ImKTX58

Identifiers
- 3D model (JSmol): Interactive image;

Properties
- Chemical formula: C_{183}H_{283}N_{57}O_{52}S_{8}
- Molar mass: 4370.10 g·mol^{−1}

Related compounds
- Related compounds: LmKTX10, ImKTx88

= ImKTX58 =

Scorpion neurotoxin

ImKTX58 (also known as kappa-Buthitoxin-Im1a) is a peptide toxin from the venom of the scorpion species Isometrus maculatus (also known as the lesser brown scorpion). It is known for its selective inhibition of Kv1.3 channels, on which it acts as a pore-blocker.

== Etymology ==
The name of ImKTX58 stems from its origin in the scorpion species Isometrus maculatus (Im), its action on potassium channels (K), its categorization as a toxin (TX), and its identification as the 58th clone in the Isometrus maculatus cDNA library (58). The protein is also referred to as kappa-Buthitoxin-Im1a, in line with the rational nomenclature system used for toxins produced by venomous species.

== Source ==
ImKTX58 is derived from the venom secreted by the glands of Isometrus maculatus (also known as the lesser brown scorpion) which belongs to the Buthidae family. It was first reported from Isometrus maculatus specimens found in Hainan, China.

== Chemistry ==

=== Structure ===
The entire cDNA of ImKTX58 comprises 404 base pairs and codes for a 60 amino acid precursor, including a signal peptide of 22 amino acids. The mature ImKTX58 protein consists of 38 amino acid residues and has a molecular mass of 4370.14 Da. It features an α-helix at the N-terminus and β-sheet framework at the C-terminus reinforced by cysteine residues and three disulfide bridges, which contribute to its stability.

Amino acid sequence of the mature protein: QVHTKIMCSVSRECYEPCHGVTGRAHGKCMNKKCTCYW.

=== Family and homology ===
ImKTX58 is a small polypeptide toxin from the α-KTX subfamily. It shares sequence homology with other potassium channel blockers from the same subfamily, such as LmKTx10 (74% similarity) and ImKTX88 (54% similarity).

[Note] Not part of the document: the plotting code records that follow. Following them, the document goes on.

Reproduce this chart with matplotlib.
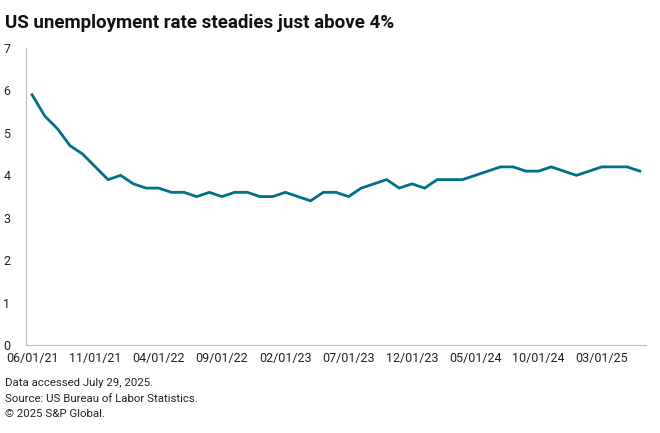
import matplotlib
matplotlib.use("Agg")
import matplotlib.pyplot as plt

# monthly US unemployment rate, 06/2021 .. 06/2025
months = []
for yr in range(2021, 2026):
    for m in range(1, 13):
        if (yr == 2021 and m < 6) or (yr == 2025 and m > 6):
            continue
        months.append(f"{m:02d}/01/{yr % 100:02d}")

rate = [5.9, 5.4, 5.1, 4.7, 4.5, 4.2, 3.9,
        4.0, 3.8, 3.7, 3.7, 3.6, 3.6, 3.5, 3.6, 3.5, 3.6, 3.6, 3.5,
        3.5, 3.6, 3.5, 3.4, 3.6, 3.6, 3.5, 3.7, 3.8, 3.9, 3.7, 3.8,
        3.7, 3.9, 3.9, 3.9, 4.0, 4.1, 4.2, 4.2, 4.1, 4.1, 4.2, 4.1,
        4.0, 4.1, 4.2, 4.2, 4.2, 4.1]

title = "US unemployment rate steadies just above 4%"
notes = ["Data accessed July 29, 2025.",
         "Source: US Bureau of Labor Statistics.",
         "\u00a9 2025 S&P Global."]

plt.rcParams['font.family'] = ['Roboto', 'DejaVu Sans']

fig = plt.figure(figsize=(6.6, 4.33), dpi=100)
ax = fig.add_axes([0.039, 0.203, 0.94, 0.686])

x = list(range(len(rate)))
ax.plot(x, rate, color="#00708A", lw=2.0, solid_joinstyle="miter")

ax.set_xlim(-0.5, len(rate) - 0.5)
ax.set_ylim(0, 7)
ax.set_yticks(range(0, 8))
ax.set_xticks(x[::5])
ax.set_xticklabels(months[::5])
ax.tick_params(length=0, labelsize=9, labelcolor="#222222")
ax.tick_params(axis="y", pad=11)
ax.tick_params(axis="x", pad=5)

for s in ["top", "right"]:
    ax.spines[s].set_visible(False)
for s in ["left", "bottom"]:
    ax.spines[s].set_color("#BBBBBB")
    ax.spines[s].set_linewidth(0.8)

fig.text(0.008, 0.968, title, fontsize=13.5, fontweight="bold",
         va="top", ha="left", color="#111111")
for i, t in enumerate(notes):
    fig.text(0.008, 0.115 - i * 0.036, t, fontsize=8.2, va="center",
             ha="left", color="#222222")

fig.savefig("out.png", dpi=100)
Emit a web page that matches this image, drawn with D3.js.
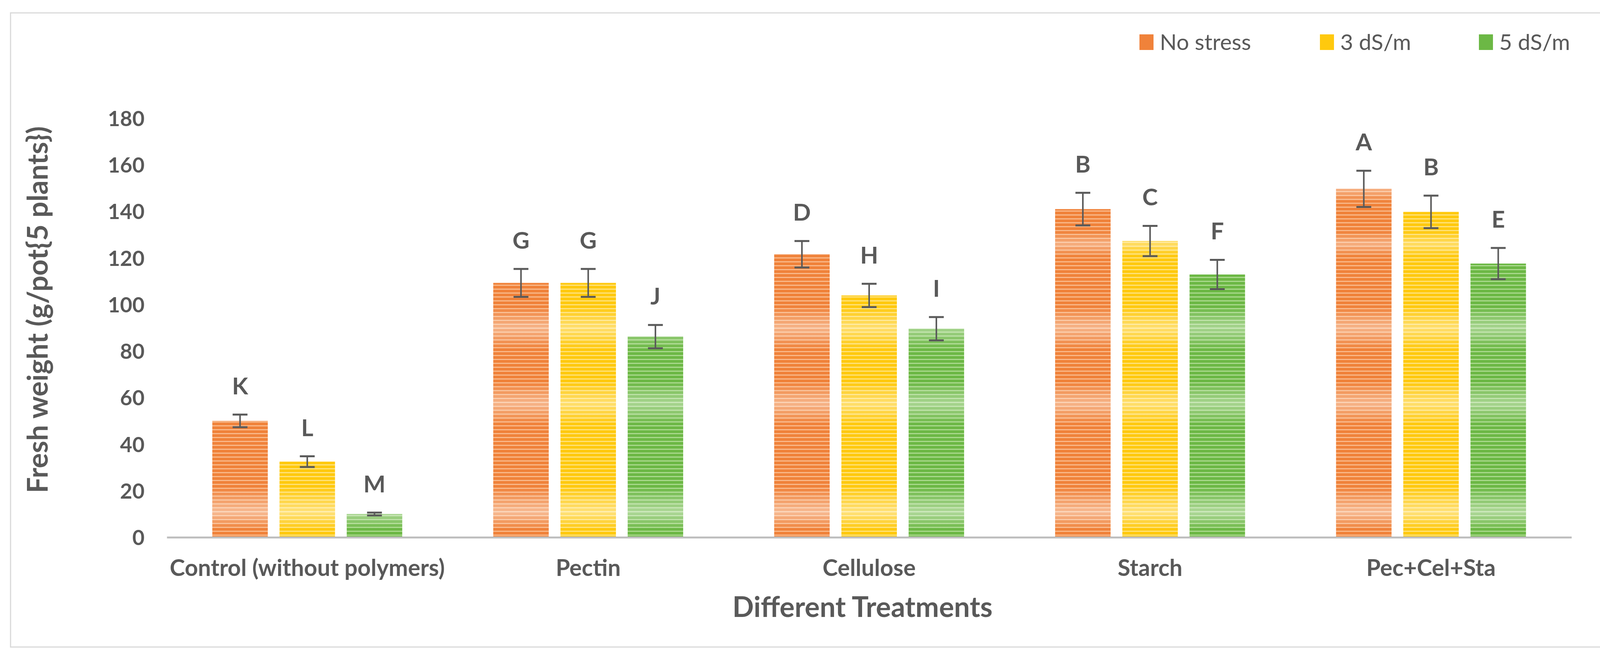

== Target and channel specificity ==
ImKTX58 is a potent selective blocker of the Kv1.3 channel, which is a voltage-gated potassium channel essential in regulating neuronal excitability, and in the activation and proliferation of effector memory T cells. Electrophysiological recordings show that ImKTX58 effectively inhibits Kv1.3-mediated currents in Jurkat T cells (IC_{50} = 39.41 ± 11.4 nM) and HEK293T cells (IC_{50} = 10.42 ± 1.46 nM).

Moreover, ImKTX58 demonstrates a high selectivity for the Kv1.3 channel over other voltage-gated potassium channels, such as Kv1.1, Kv1.2, Kv1.5, as well as calcium-activated potassium channels SK2, SK3, BK, and voltage-gated sodium channels Nav1.4, Nav1.5, Nav1.7.

== Mode of action ==
ImKTX58 exerts a partially reversible pore-blocking effect by forming a protein complex with Kv1.3 channels. The amino acid residues at the C-terminus of the toxin, specifically Lys28, Asn31, Arg24, and Tyr37, are significant for the interaction between ImKTX58 and Kv1.3 channels. These residues act through mechanisms such as hydrogen bonding, salt bridges, and hydrophobic interactions. In particular, the Lys28 residue is crucial for effectively blocking the pore of the Kv1.3 channel. This pore blockage leads to increased cellular excitability, ultimately disrupting the regulation of the cell membrane potential. In neurons with higher Kv1.3 expression this results in a higher frequency of action potentials, a slight reduction in their amplitude, and a modest depolarization.

== Toxicity ==
The toxicity of ImKTX58 has not been thoroughly characterized. However, Isometrus maculatus has been identified as a species with venom of relatively weak overall toxicity.